Records
● ● ●
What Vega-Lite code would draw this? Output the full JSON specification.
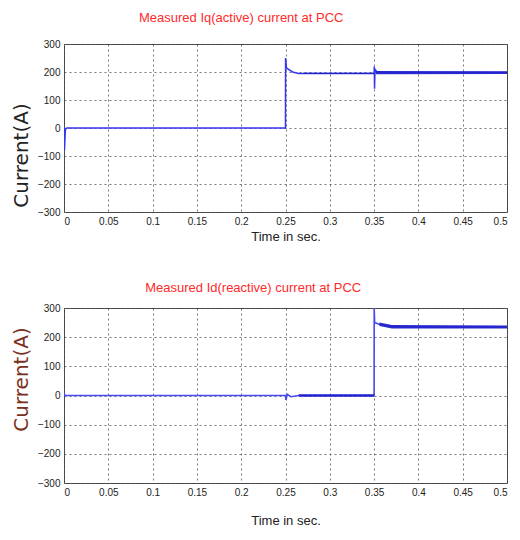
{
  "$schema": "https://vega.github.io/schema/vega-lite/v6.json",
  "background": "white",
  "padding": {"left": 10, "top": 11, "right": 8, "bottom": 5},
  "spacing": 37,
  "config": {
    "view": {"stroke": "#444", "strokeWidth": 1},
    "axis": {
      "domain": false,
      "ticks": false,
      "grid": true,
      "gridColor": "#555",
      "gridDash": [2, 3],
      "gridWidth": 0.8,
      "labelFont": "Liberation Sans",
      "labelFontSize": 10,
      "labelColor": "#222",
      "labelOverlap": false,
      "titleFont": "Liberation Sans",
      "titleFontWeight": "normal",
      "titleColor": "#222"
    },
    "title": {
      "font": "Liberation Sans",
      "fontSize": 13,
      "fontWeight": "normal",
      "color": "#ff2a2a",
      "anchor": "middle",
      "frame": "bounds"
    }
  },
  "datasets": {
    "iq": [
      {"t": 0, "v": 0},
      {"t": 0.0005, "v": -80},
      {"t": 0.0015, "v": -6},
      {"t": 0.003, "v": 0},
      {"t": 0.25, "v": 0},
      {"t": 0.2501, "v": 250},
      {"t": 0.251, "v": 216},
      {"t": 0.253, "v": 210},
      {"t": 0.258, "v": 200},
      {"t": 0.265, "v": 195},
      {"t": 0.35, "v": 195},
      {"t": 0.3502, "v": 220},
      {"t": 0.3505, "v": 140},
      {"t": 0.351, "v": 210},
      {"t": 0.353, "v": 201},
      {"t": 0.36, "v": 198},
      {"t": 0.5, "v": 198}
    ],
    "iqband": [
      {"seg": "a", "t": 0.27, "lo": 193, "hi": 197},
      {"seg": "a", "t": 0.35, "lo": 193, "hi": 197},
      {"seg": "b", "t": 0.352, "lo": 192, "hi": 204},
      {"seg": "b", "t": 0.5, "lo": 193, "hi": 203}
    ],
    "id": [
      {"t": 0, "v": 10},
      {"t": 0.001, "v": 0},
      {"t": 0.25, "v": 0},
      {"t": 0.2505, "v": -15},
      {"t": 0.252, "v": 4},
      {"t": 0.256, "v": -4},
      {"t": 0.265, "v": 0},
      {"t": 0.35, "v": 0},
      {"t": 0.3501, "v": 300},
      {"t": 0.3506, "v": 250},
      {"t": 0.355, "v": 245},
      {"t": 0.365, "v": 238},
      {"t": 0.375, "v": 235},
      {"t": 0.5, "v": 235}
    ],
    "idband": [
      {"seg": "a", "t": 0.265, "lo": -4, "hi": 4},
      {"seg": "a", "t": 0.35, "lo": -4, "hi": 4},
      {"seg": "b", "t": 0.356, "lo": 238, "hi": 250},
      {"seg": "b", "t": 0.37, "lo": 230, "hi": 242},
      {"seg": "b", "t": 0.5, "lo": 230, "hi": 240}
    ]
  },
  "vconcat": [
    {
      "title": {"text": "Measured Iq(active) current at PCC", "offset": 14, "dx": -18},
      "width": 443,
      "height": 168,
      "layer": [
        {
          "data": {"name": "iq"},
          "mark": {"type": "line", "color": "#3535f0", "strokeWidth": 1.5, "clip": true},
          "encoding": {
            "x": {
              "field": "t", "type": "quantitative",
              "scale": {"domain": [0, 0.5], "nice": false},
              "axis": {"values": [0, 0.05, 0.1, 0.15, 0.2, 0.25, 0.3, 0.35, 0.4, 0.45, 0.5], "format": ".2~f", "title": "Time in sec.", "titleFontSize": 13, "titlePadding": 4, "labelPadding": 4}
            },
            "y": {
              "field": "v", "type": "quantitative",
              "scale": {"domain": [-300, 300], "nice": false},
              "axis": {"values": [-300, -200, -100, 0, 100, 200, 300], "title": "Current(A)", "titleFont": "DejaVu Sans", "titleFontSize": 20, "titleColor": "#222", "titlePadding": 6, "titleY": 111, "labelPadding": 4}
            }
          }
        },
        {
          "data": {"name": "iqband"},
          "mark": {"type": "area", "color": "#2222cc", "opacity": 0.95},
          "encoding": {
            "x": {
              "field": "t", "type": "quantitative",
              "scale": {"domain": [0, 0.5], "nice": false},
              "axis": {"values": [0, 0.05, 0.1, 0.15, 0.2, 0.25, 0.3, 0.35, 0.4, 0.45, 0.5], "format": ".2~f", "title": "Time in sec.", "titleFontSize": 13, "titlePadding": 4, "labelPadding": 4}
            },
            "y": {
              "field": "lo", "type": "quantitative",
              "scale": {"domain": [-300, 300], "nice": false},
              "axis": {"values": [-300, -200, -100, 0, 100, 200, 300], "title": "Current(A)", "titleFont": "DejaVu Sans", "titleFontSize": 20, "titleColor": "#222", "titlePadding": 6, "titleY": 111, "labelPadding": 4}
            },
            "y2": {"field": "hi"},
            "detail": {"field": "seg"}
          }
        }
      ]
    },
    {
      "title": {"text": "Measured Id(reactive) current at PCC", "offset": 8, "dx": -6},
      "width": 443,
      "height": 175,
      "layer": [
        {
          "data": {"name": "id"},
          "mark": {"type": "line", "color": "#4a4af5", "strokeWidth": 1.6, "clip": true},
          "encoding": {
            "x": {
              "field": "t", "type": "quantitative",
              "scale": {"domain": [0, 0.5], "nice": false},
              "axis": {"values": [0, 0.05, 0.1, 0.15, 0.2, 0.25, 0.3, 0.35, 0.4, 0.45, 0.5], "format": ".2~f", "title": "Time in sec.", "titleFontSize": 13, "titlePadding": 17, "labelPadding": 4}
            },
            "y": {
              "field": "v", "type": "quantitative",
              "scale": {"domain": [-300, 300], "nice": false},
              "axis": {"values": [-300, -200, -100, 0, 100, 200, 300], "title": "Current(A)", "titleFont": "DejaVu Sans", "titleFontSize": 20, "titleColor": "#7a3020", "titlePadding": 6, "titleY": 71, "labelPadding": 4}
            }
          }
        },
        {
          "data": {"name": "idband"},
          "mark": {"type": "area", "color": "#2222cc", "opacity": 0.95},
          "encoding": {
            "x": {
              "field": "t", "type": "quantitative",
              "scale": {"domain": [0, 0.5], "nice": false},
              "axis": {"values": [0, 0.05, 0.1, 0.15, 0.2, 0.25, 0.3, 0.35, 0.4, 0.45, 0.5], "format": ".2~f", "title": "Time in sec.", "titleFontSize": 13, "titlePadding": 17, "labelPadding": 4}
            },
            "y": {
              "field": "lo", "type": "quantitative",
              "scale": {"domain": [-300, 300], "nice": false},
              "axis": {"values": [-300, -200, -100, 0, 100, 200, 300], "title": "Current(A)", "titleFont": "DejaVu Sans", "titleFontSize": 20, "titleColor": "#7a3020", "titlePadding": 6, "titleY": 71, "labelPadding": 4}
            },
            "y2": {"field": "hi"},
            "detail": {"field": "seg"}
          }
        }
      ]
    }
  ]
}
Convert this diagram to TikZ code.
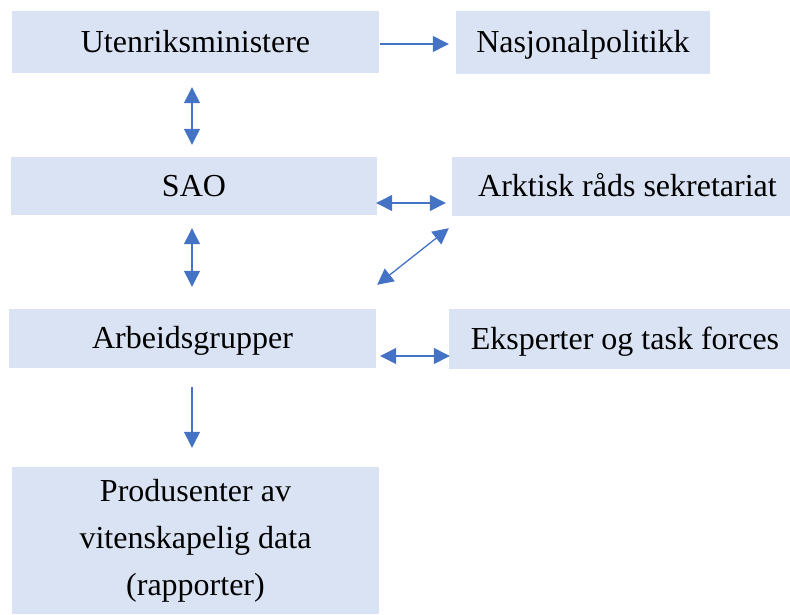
● ● ●
Copy out all lines where the word "code" appears.

What Vega-Lite code would draw this? Output the full JSON specification.
Convert this diagram to TikZ code.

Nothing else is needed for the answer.